When viewers look at my painting, I hope they can feel Sall’s bold presence. Enslaved individuals are often only documented and remembered for characteristics which would assist in their recapture, such as their clothing and physical traits, emphasizing how they were viewed as property rather than a real person. Sall’s advertisement discussed her strategies to avoid capture, her clothing, and the places she was known to visit, as well as a warning to whoever encountered her path not to fall for her “tricks.” This short advertisement of Sall may be the only surviving words recording her existence, yet they reveal very little about her and nothing about the rest of her life before and after her escape. Working on this piece about Sall has made her feel like more than just words in a newspaper, enabling me to think about and represent the bold and witty young woman she was. Her story is important and worth remembering, as are the stories of other enslaved individuals. I feel as though my creative piece helps memorialize her as the intricate and intelligent human being she was, rather than the spiteful and childish enslaved girl the advertisement tried to portray her as.
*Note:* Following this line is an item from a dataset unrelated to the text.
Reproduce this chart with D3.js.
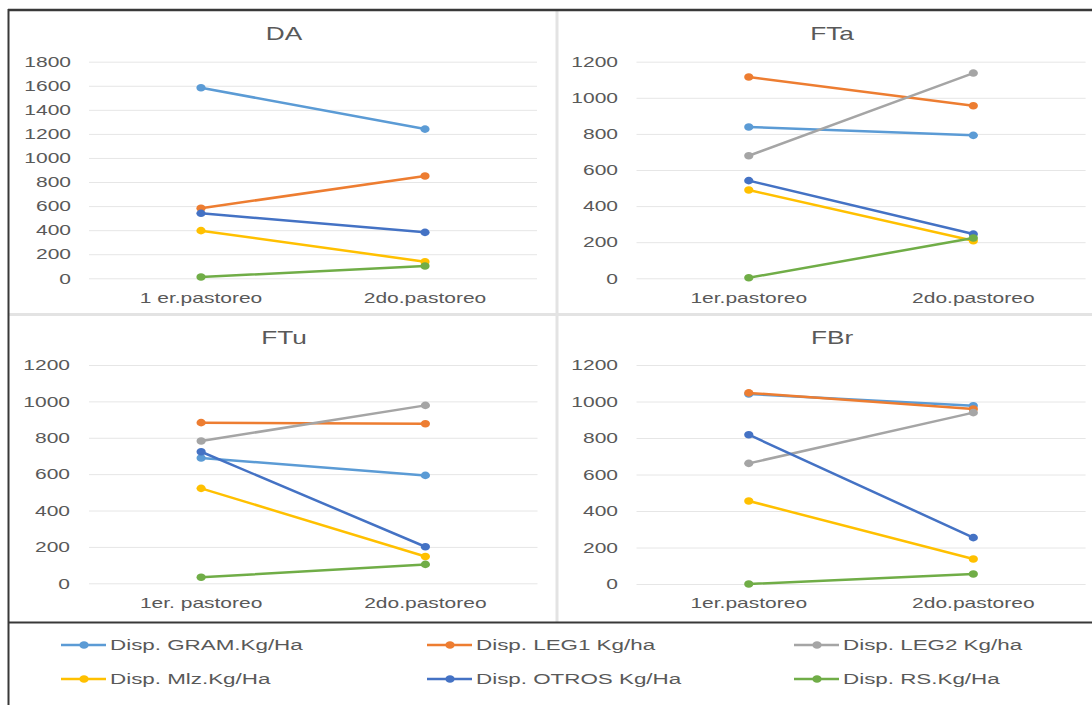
<!DOCTYPE html>
<html>
<head>
<meta charset="utf-8">
<script src="https://cdn.jsdelivr.net/npm/d3@7"></script>
<style>
  html, body { margin: 0; padding: 0; background: #fff; }
  svg { display: block; font-family: "Liberation Sans", Arial, sans-serif; }
</style>
</head>
<body>
<svg id="chart" width="1092" height="705"></svg>
<script>
// ---- data ----
const categories = ["1er.pastoreo", "2do.pastoreo"];
const panelNames = ["DA", "FTa", "FTu", "FBr"];
const categoryLabels = [
  ["1 er.pastoreo", "2do.pastoreo"],
  ["1er.pastoreo", "2do.pastoreo"],
  ["1er. pastoreo", "2do.pastoreo"],
  ["1er.pastoreo", "2do.pastoreo"]
];
const seriesNames = [
  "Disp. GRAM.Kg/Ha", "Disp. LEG1 Kg/ha", "Disp. LEG2 Kg/ha",
  "Disp. Mlz.Kg/Ha", "Disp. OTROS Kg/Ha", "Disp. RS.Kg/Ha"
];
// values per panel (DA, FTa, FTu, FBr), each [1er, 2do]
const gramValues  = [[1584, 1240], [838, 792],  [689, 593], [1041, 977]];
const leg1Values  = [[582, 850],   [1115, 956], [883, 877], [1047, 959]];
const leg2Values  = [null,         [679, 1137], [782, 978], [661, 939]];
const mlzValues   = [[396, 138],   [489, 208],  [522, 147], [455, 137]];
const otrosValues = [[540, 382],   [541, 245],  [723, 201], [818, 254]];
const rsValues    = [[11, 102],    [3, 223],    [33, 104],  [0, 55]];
const daTicks = [0, 200, 400, 600, 800, 1000, 1200, 1400, 1600, 1800];
const fTicks  = [0, 200, 400, 600, 800, 1000, 1200];

// ---- styling / layout ----
const seriesColors = ["#5B9BD5", "#ED7D31", "#A5A5A5", "#FFC000", "#4472C4", "#70AD47"];
const allSeries = [gramValues, leg1Values, leg2Values, mlzValues, otrosValues, rsValues];
const textGrey = "#595959";
const stretch = 1.5;

const panels = [
  { x0: 89,    x1: 537,    yBottom: 278.3, yTop: 61.7, max: 1800, ticks: daTicks, titleX: 284, titleY: 33,  tickRight: 71,  catY: 298 },
  { x0: 636.5, x1: 1085.6, yBottom: 278.3, yTop: 61.7, max: 1200, ticks: fTicks,  titleX: 832, titleY: 33,  tickRight: 618, catY: 298 },
  { x0: 89,    x1: 537.5,  yBottom: 583.3, yTop: 365,  max: 1200, ticks: fTicks,  titleX: 284, titleY: 337, tickRight: 70,  catY: 603 },
  { x0: 636.5, x1: 1085.6, yBottom: 584,   yTop: 365,  max: 1200, ticks: fTicks,  titleX: 832, titleY: 337, tickRight: 618, catY: 603 }
];

const svg = d3.select("#chart");

// frame and dividers
svg.append("line").attr("x1", 557).attr("x2", 557).attr("y1", 10).attr("y2", 622)
  .attr("stroke", "#e3e3e3").attr("stroke-width", 3);
svg.append("line").attr("x1", 9).attr("x2", 1092).attr("y1", 314.5).attr("y2", 314.5)
  .attr("stroke", "#e3e3e3").attr("stroke-width", 3);
svg.append("line").attr("x1", 8).attr("x2", 1092).attr("y1", 10).attr("y2", 10)
  .attr("stroke", "#383838").attr("stroke-width", 2.5);
svg.append("line").attr("x1", 8).attr("x2", 1092).attr("y1", 622.5).attr("y2", 622.5)
  .attr("stroke", "#383838").attr("stroke-width", 2);
svg.append("line").attr("x1", 8.5).attr("x2", 8.5).attr("y1", 9).attr("y2", 705)
  .attr("stroke", "#383838").attr("stroke-width", 2);

function stretchedText(g, x, y, str, size, anchor, fill) {
  return g.append("text")
    .attr("transform", `translate(${x},${y}) scale(${stretch},1)`)
    .attr("text-anchor", anchor)
    .attr("dominant-baseline", "central")
    .attr("font-size", size)
    .attr("fill", fill)
    .text(str);
}

panels.forEach((p, pi) => {
  const g = svg.append("g");
  const x = d3.scalePoint().domain(categories).range([p.x0, p.x1]).padding(0.5);
  const y = d3.scaleLinear().domain([0, p.max]).range([p.yBottom, p.yTop]);

  // gridlines + tick labels via axis
  const axis = d3.axisLeft(y).tickValues(p.ticks).tickSize(-(p.x1 - p.x0)).tickFormat(d3.format("d"));
  const ag = g.append("g").attr("transform", `translate(${p.x0},0)`).call(axis);
  ag.select(".domain").remove();
  ag.selectAll(".tick line").attr("stroke", "#e6e6e6").attr("stroke-width", 1);
  ag.selectAll(".tick text")
    .attr("x", null).attr("dy", null)
    .attr("transform", `translate(${p.tickRight - p.x0},0) scale(${stretch},1)`)
    .attr("text-anchor", "end")
    .attr("dominant-baseline", "central")
    .attr("font-size", 14)
    .attr("font-family", "Liberation Sans, Arial, sans-serif")
    .attr("fill", textGrey);

  // title
  stretchedText(g, p.titleX, p.titleY, panelNames[pi], 19, "middle", textGrey).attr("transform",
    `translate(${p.titleX},${p.titleY}) scale(1.38,1)`);

  // category labels
  categories.forEach((c, ci) => {
    stretchedText(g, x(c), p.catY, categoryLabels[pi][ci], 14, "middle", textGrey);
  });

  // series
  const line = d3.line().x((d, i) => x(categories[i])).y(d => y(d));
  allSeries.forEach((s, si) => {
    const vals = s[pi];
    if (!vals) return;
    g.append("path").datum(vals)
      .attr("d", line)
      .attr("fill", "none")
      .attr("stroke", seriesColors[si])
      .attr("stroke-width", 2.5)
      .attr("stroke-linecap", "round");
    g.selectAll(null).data(vals).enter().append("ellipse")
      .attr("cx", (d, i) => x(categories[i]))
      .attr("cy", d => y(d))
      .attr("rx", 4.6).attr("ry", 3.8)
      .attr("fill", seriesColors[si]);
  });
});

// legend
const legendCols = [61, 427, 794];
const legendRows = [645, 679];
seriesNames.forEach((name, i) => {
  const lx = legendCols[i % 3];
  const ly = legendRows[Math.floor(i / 3)];
  const lg = svg.append("g");
  lg.append("line").attr("x1", lx).attr("x2", lx + 45).attr("y1", ly).attr("y2", ly)
    .attr("stroke", seriesColors[i]).attr("stroke-width", 2.5);
  lg.append("ellipse").attr("cx", lx + 23).attr("cy", ly).attr("rx", 4.6).attr("ry", 3.8)
    .attr("fill", seriesColors[i]);
  lg.append("text")
    .attr("transform", `translate(${lx + 49},${ly}) scale(1.6,1)`)
    .attr("dominant-baseline", "central")
    .attr("font-size", 14)
    .attr("fill", textGrey)
    .text(name);
});
</script>
</body>
</html>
Sall’s story, despite the advertisement’s shallow description only created with the intention of recapturing her, demonstrates the complexity behind her and other freedom seekers’ personalities and lives. Through examining her strategies, fashion choices, and the historical landscape she lived in, I came to understand her as the expressive and resourceful young woman she was. Creating this piece allowed me to honor her defiance and her “fire,” and to restore the dignity that history tried to erase.

View References

[1] Linda Baumgarten, What clothes reveal: The language of clothing in colonial and Federal America: The Colonial Williamsburg Collection (New Haven: Colonial Williamsburg Foundation, in association with Yale University Press, 2002).